Reflections, part two: the shepherds

One thing that strikes many Americans when they land in Ethiopia is the fact that animals are almost everywhere. Any patch of grass, even in the city, may have horses, cows, and sheep grazing freely.  And have no doubt, someone owns them and knows exactly where they are.

There was another type of shepherd I encountered while in Ethiopia.  These shepherds tended God's sheep.  Pastors who loved Jesus and wanted to see people come to know him.  As I looked into their faces, heard their stories, and watched their leadership, I saw men that had something powerful.  No they weren't perfect nor were they more spiritual because they lived in a difficult place, surrounded by hostility.  Yet in their lack of material possession, there was somewhat of a freedom and a love for Christ that is compelling.

There were the two church leaders from a church that was a three hour walk away.  They came that far to receive a Proclaimer, a unit containing the Bible, recorded in their language, that can be charged by an outlet, the built-in solar panel, or even the small hand crank.  They came this far because they want people to hear about Jesus.
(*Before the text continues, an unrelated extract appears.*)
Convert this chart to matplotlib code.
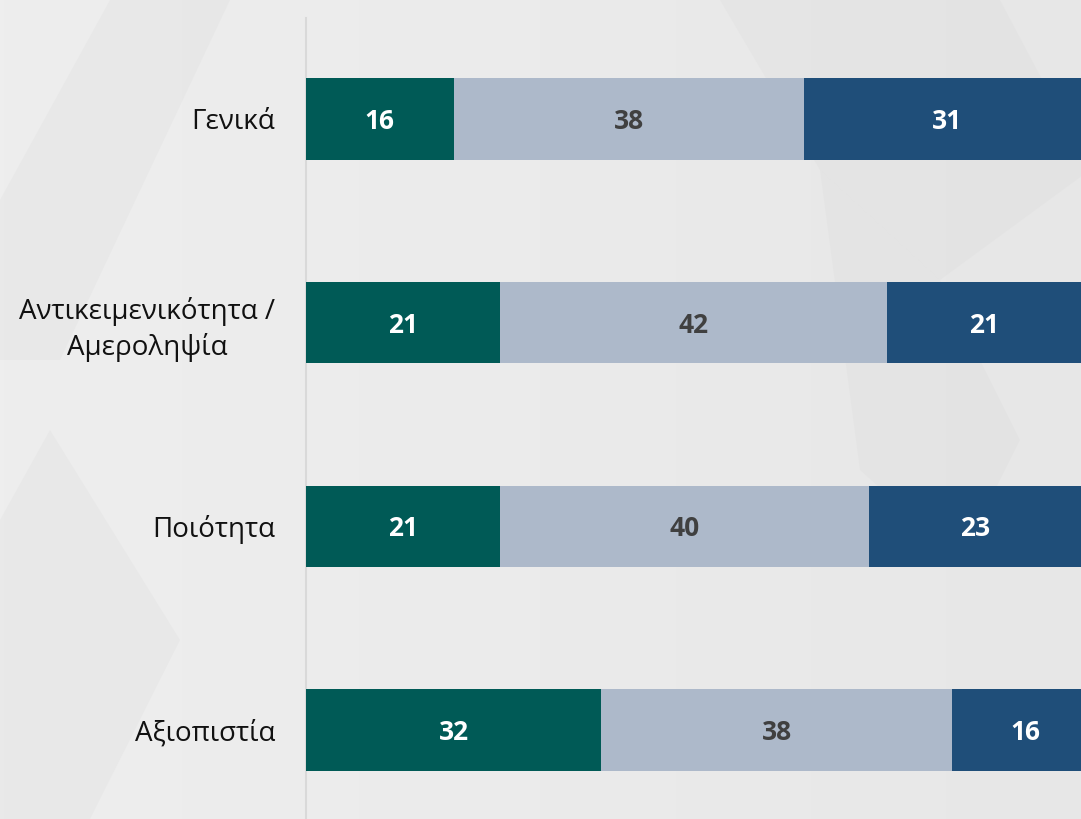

Then there was the pastor in Arsi who was constantly with us, serving us even when we wanted to serve him and his church.  Worshiping and singing with gusto.  Praying fervently.  Counseling those who made a decision for Christ.

And there was the pastor from Kofele.  This young pastor with a beautiful family has a small bed in the back of his church.  I had seen pastors in Ethiopia give part of their home to be used as a church.  I asked if this was the case and was told that this was not his, but the bed for the guard they had to hire to stay in the church because they were in an area that is ninety-nine percent Muslim.  To say that those matter-of-fact words were sobering would be a gargantuan understatement.

No, these men are not perfect.  They have flaws and weaknesses.  But being in their presence caused a great sense of unworthiness to come over me.  They wanted us to teach them. I wanted them to teach me.  I pray that we accomplished both.